Neuroeconomia além da racionalidade: quando cérebro, genes e ambiente moldam as escolhas

Milton Friedman sustentou que os agentes agiam “como se” fossem racionais; Herbert Simon introduziu o conceito de racionalidade limitada, reconhecendo os limites cognitivos; e Daniel Kahneman e Amos Tversky demonstraram que nossas decisões são sistematicamente enviesadas. Cada uma dessas contribuições ampliou o horizonte da disciplina, mas ainda deixou lacunas importantes sobre por que decidimos como decidimos.

Desde meados do século XX, a economia vem tentando reduzir a distância entre seus modelos teóricos e o comportamento humano real. A ideia do homo economicus plenamente racional mostrou-se insuficiente diante da complexidade das decisões cotidianas. Milton Friedman sustentou que os agentes agiam “como se” fossem racionais; Herbert Simon introduziu o conceito de racionalidade limitada, reconhecendo os limites cognitivos; e Daniel Kahneman e Amos Tversky demonstraram que nossas decisões são sistematicamente enviesadas. Cada uma dessas contribuições ampliou o horizonte da disciplina, mas ainda deixou lacunas importantes sobre por que decidimos como decidimos.

Um estudo recente que desenvolvi em parceria com o neurologista e neurofisiologista Dr. João Marcello, publicado na revista científica Open Minds, avança nesse debate ao propor uma abordagem integrativa que une neurociência, genética e ambiente para compreender as escolhas econômicas. Trata-se de um movimento que desloca a análise do comportamento econômico de modelos abstratos para bases biológicas e contextuais mensuráveis.

A neuroeconomia já havia demonstrado que decisões financeiras, avaliação de risco e autocontrole não são processos puramente cognitivos. Evidências experimentais mostram que estruturas como o córtex pré-frontal, a amígdala e o estriado participam ativamente da valoração de recompensas, da aversão à perda e da regulação do impulso. Estudos em neuroimagem funcional, amplamente discutidos em periódicos como Nature Human Behaviour e Neuron, indicam que diferentes padrões de ativação nessas regiões se associam a estilos decisórios específicos.

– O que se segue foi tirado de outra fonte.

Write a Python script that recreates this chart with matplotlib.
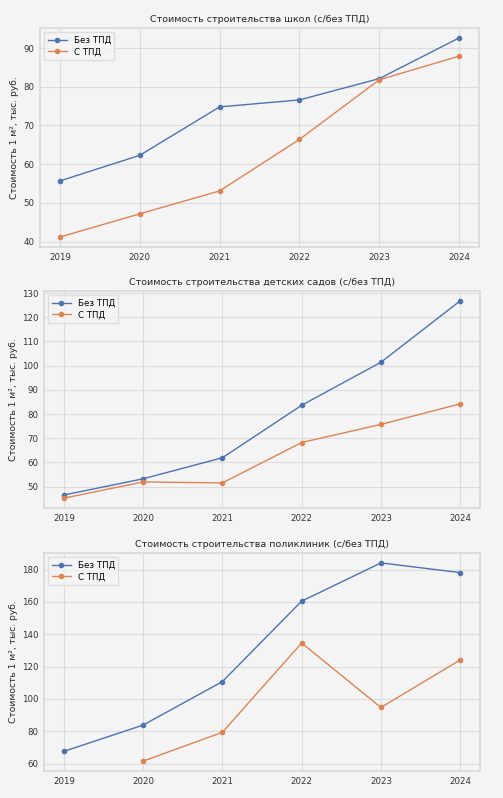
import numpy as np
import matplotlib.pyplot as plt

# Годы и стоимость 1 м2 (тыс. руб.)
years = [2019, 2020, 2021, 2022, 2023, 2024]

schools_no_tpd = [55.7, 62.3, 74.8, 76.6, 82.1, 92.6]
schools_tpd = [41.2, 47.2, 53.1, 66.4, 81.8, 87.9]

kinder_no_tpd = [46.5, 53.2, 61.9, 83.6, 101.4, 126.8]
kinder_tpd = [45.2, 51.9, 51.5, 68.2, 75.7, 84.2]

clinics_no_tpd = [67.5, 83.8, 110.7, 160.5, 184.2, 178.2]
clinics_tpd = [np.nan, 61.5, 79.3, 134.6, 94.7, 124.1]

titles = ["Стоимость строительства школ (с/без ТПД)",
          "Стоимость строительства детских садов (с/без ТПД)",
          "Стоимость строительства поликлиник (с/без ТПД)"]
series = [(schools_no_tpd, schools_tpd),
          (kinder_no_tpd, kinder_tpd),
          (clinics_no_tpd, clinics_tpd)]

bg = '#f4f4f4'
W, H = 503, 798
# axes boxes in pixels: left, right, top, bottom
boxes = [(40, 479, 28, 247), (44, 480, 291, 508), (44, 480, 553, 771)]

fig = plt.figure(figsize=(W/100, H/100), dpi=100, facecolor=bg)

for (l, r, t, b), title, (s1, s2) in zip(boxes, titles, series):
    ax = fig.add_axes([l/W, 1 - b/H, (r-l)/W, (b-t)/H])
    ax.set_facecolor(bg)
    ax.plot(years, s1, 'o-', color='#4c72b0', linewidth=1.0, markersize=3, label="Без ТПД")
    ax.plot(years, s2, 'o-', color='#dd8452', linewidth=1.0, markersize=3, label="С ТПД")
    ax.grid(True, color='#dcdcdc', linewidth=0.8)
    ax.set_axisbelow(True)
    for sp in ax.spines.values():
        sp.set_color('#d9d9d9')
        sp.set_linewidth(1.2)
    ax.tick_params(length=0, labelsize=6.2, colors='#333333', pad=4)
    ax.set_xticks(years)
    ax.set_title(title, fontsize=6.8, color='#262626', pad=4)
    ax.set_ylabel("Стоимость 1 м², тыс. руб.", fontsize=6.6, color='#262626', labelpad=3)
    leg = ax.legend(loc='upper left', fontsize=6.2, frameon=True, fancybox=False,
                    borderpad=0.4, handlelength=2.2, labelspacing=0.3)
    leg.get_frame().set_facecolor(bg)
    leg.get_frame().set_edgecolor('#d9d9d9')

fig.savefig('out.png', dpi=100, facecolor=bg)
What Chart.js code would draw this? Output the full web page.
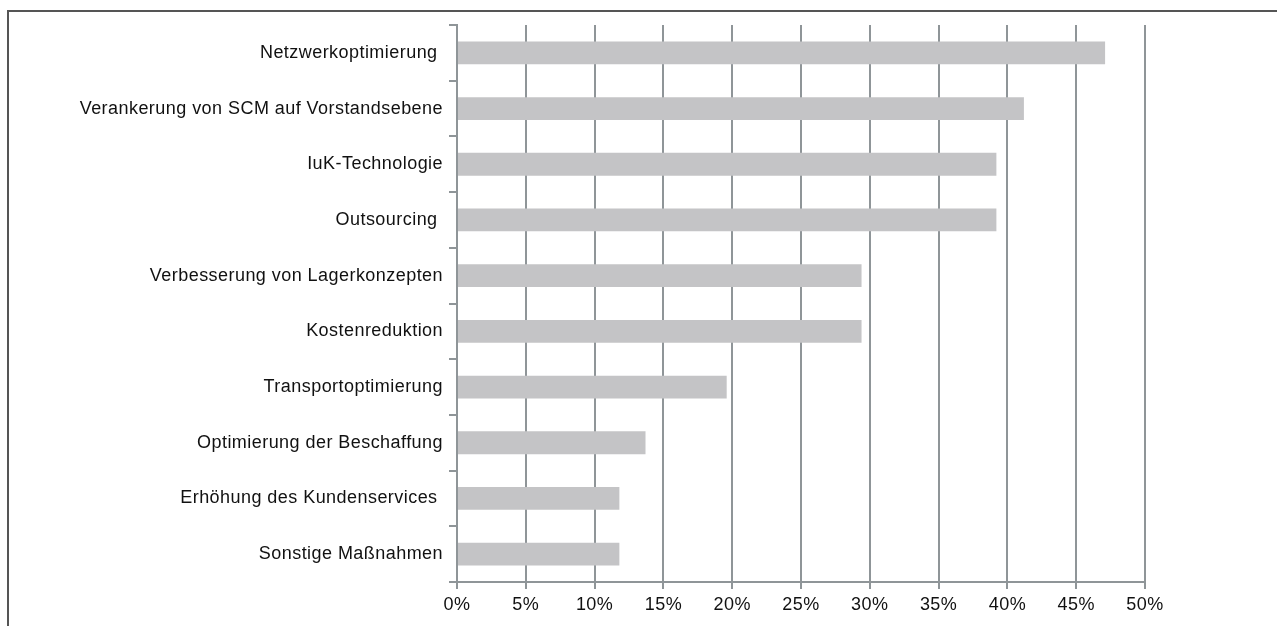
<!DOCTYPE html>
<html>
<head>
<meta charset="utf-8">
<script src="https://cdn.jsdelivr.net/npm/chart.js@4"></script>
<style>
  html, body { margin: 0; padding: 0; background: #fff; }
  #wrap { position: relative; width: 1277px; height: 626px; overflow: hidden; }
  #frame { position: absolute; left: 7px; top: 10px; right: -4px; bottom: -4px; border-top: 2px solid #555; border-left: 2px solid #555; }
  #c { position: absolute; left: 0; top: 0; }
</style>
</head>
<body>
<div id="wrap">
  <div id="frame"></div>
  <canvas id="c" width="1277" height="626"></canvas>
</div>
<script>
// categories top -> bottom, trailing spaces kept as in the source labels
const categories = [
  'Netzwerkoptimierung ',
  'Verankerung von SCM auf Vorstandsebene',
  'IuK-Technologie',
  'Outsourcing ',
  'Verbesserung von Lagerkonzepten',
  'Kostenreduktion',
  'Transportoptimierung',
  'Optimierung der Beschaffung',
  'Erhöhung des Kundenservices ',
  'Sonstige Maßnahmen',
];
const shares = [47.1, 41.2, 39.2, 39.2, 29.4, 29.4, 19.6, 13.7, 11.8, 11.8];   // percent
const xTicks = [0, 5, 10, 15, 20, 25, 30, 35, 40, 45, 50];

const GRID = '#8f9598';
const FONT = { family: 'Liberation Sans, Arial, sans-serif', size: 18 };

// source text is set a little wider than plain Arial
const spacing = { id: 'spacing', beforeDraw: (ch) => { ch.ctx.letterSpacing = '0.45px'; } };

new Chart(document.getElementById('c'), {
  type: 'bar',
  data: {
    labels: categories,
    datasets: [{ data: shares, backgroundColor: '#c4c4c6', borderWidth: 0, categoryPercentage: 1, barPercentage: 0.41 }],
  },
  plugins: [spacing],
  options: {
    indexAxis: 'y', responsive: false, animation: false,
    layout: { padding: { top: 25, right: 132, left: 0, bottom: 0 } },
    plugins: { legend: { display: false }, tooltip: { enabled: false } },
    scales: {
      x: {
        min: 0, max: 50,
        afterBuildTicks: (s) => { s.ticks = xTicks.map((v) => ({ value: v })); },
        afterFit: (s) => { s.height = 44; },   // plot bottom sits at y=582
        ticks: { color: '#111', font: FONT, padding: 5, maxRotation: 0, callback: (v) => v + '%' },
        grid: { color: GRID, lineWidth: 2, tickLength: 7 },
        border: { color: GRID, width: 2 },
      },
      y: {
        afterFit: (s) => { s.width = 457; },   // plot left edge at x=457
        ticks: { color: '#111', font: FONT, padding: 6, autoSkip: false },
        grid: { color: GRID, lineWidth: 2, tickLength: 8, drawOnChartArea: false, offset: true },
        border: { color: GRID, width: 2 },
      },
    },
  },
});
</script>
</body>
</html>
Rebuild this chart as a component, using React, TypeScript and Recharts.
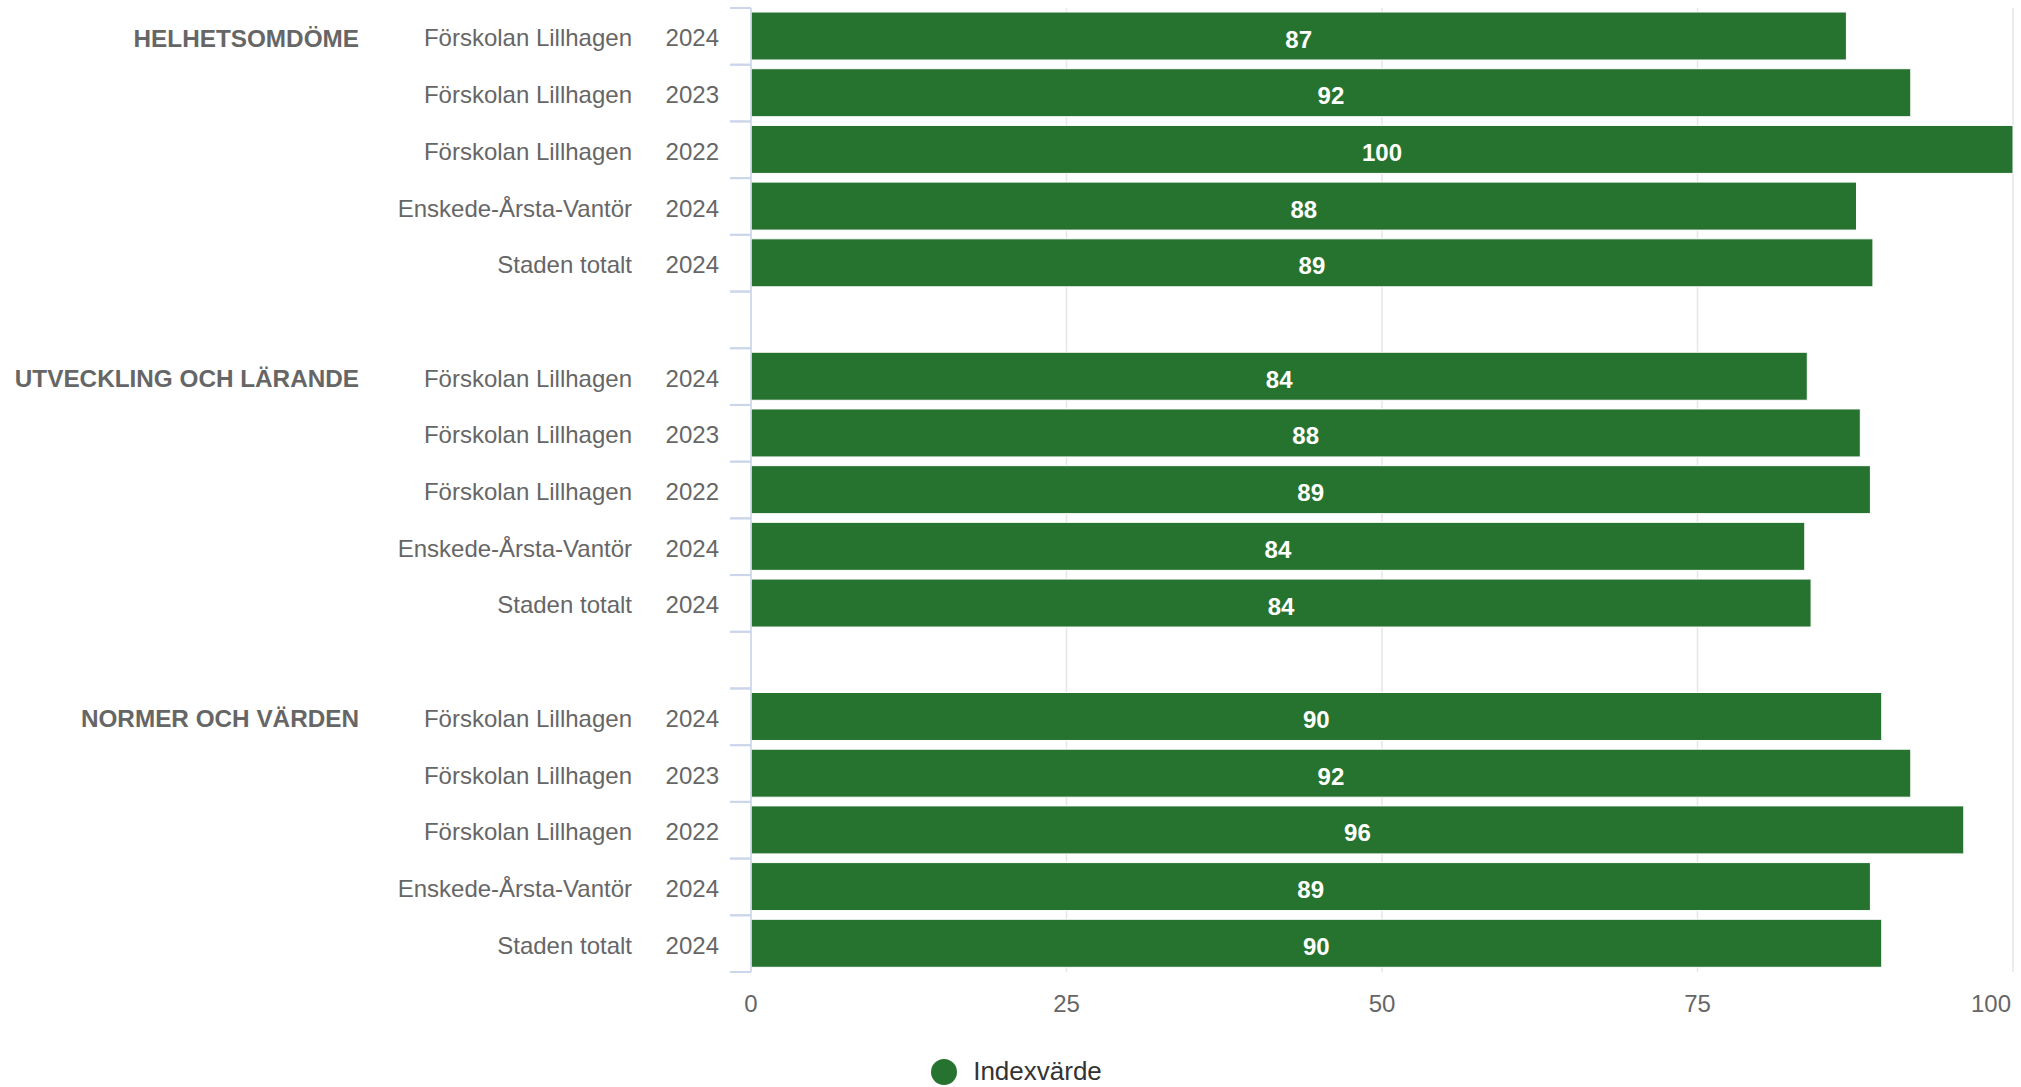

No entanto, compreender os circuitos neurais não é suficiente. O cérebro não opera isoladamente, nem pode ser reduzido a um mecanismo determinista. As decisões emergem de padrões probabilísticos, moldados por predisposições biológicas e modulados continuamente pelo contexto. Como destacamos no estudo, pensar a economia apenas como cálculo racional ignora que o sistema nervoso humano é fruto de interações complexas entre herança genética, desenvolvimento neural e ambiente sociocultural.

Nesse ponto, a genética comportamental oferece contribuições fundamentais. Pesquisas recentes mostram que traços cognitivos e não cognitivos — como impulsividade, paciência e sensibilidade à recompensa — possuem componentes genéticos mensuráveis, distribuídos de forma poligênica. Isso não implica determinismo biológico. Como ressalta o Dr. João Marcello, as predisposições genéticas estabelecem uma base, mas sua expressão depende da interação contínua com fatores ambientais como educação, nível socioeconômico e experiências de vida. Trata-se de um sistema dinâmico de retroalimentação, no qual escolhas e contextos também alteram trajetórias futuras.

Chamamos essa proposta de Neuroeconomia Transdiagnóstica Gene–Ambiente. Seu objetivo é operacionalizar conceitos tradicionalmente abstratos da economia — risco, recompensa, preferência temporal — em termos neurobiológicos e genéticos, sem perder de vista a influência do ambiente. Isso permite analisar, por exemplo, por que indivíduos respondem de maneira tão distinta a cenários de incerteza econômica, indo além de perfis psicológicos genéricos e incorporando variáveis neurais e biológicas subjacentes.

As implicações práticas são relevantes. Políticas públicas, modelos de incentivo e estratégias econômicas tornam-se mais eficazes quando reconhecem que o comportamento humano não é homogêneo. Ao integrar cérebro, genes e ambiente, é possível construir análises mais precisas e, ao mesmo tempo, mais humanas.

A economia, ao dialogar com a neurociência e a genética, não perde rigor — ela ganha realismo. Compreender as escolhas humanas exige abandonar fórmulas rígidas e aceitar a complexidade como dado científico. Nesse sentido, o futuro da economia passa menos pela busca de um agente idealizado e mais pela compreensão profunda do ser humano real.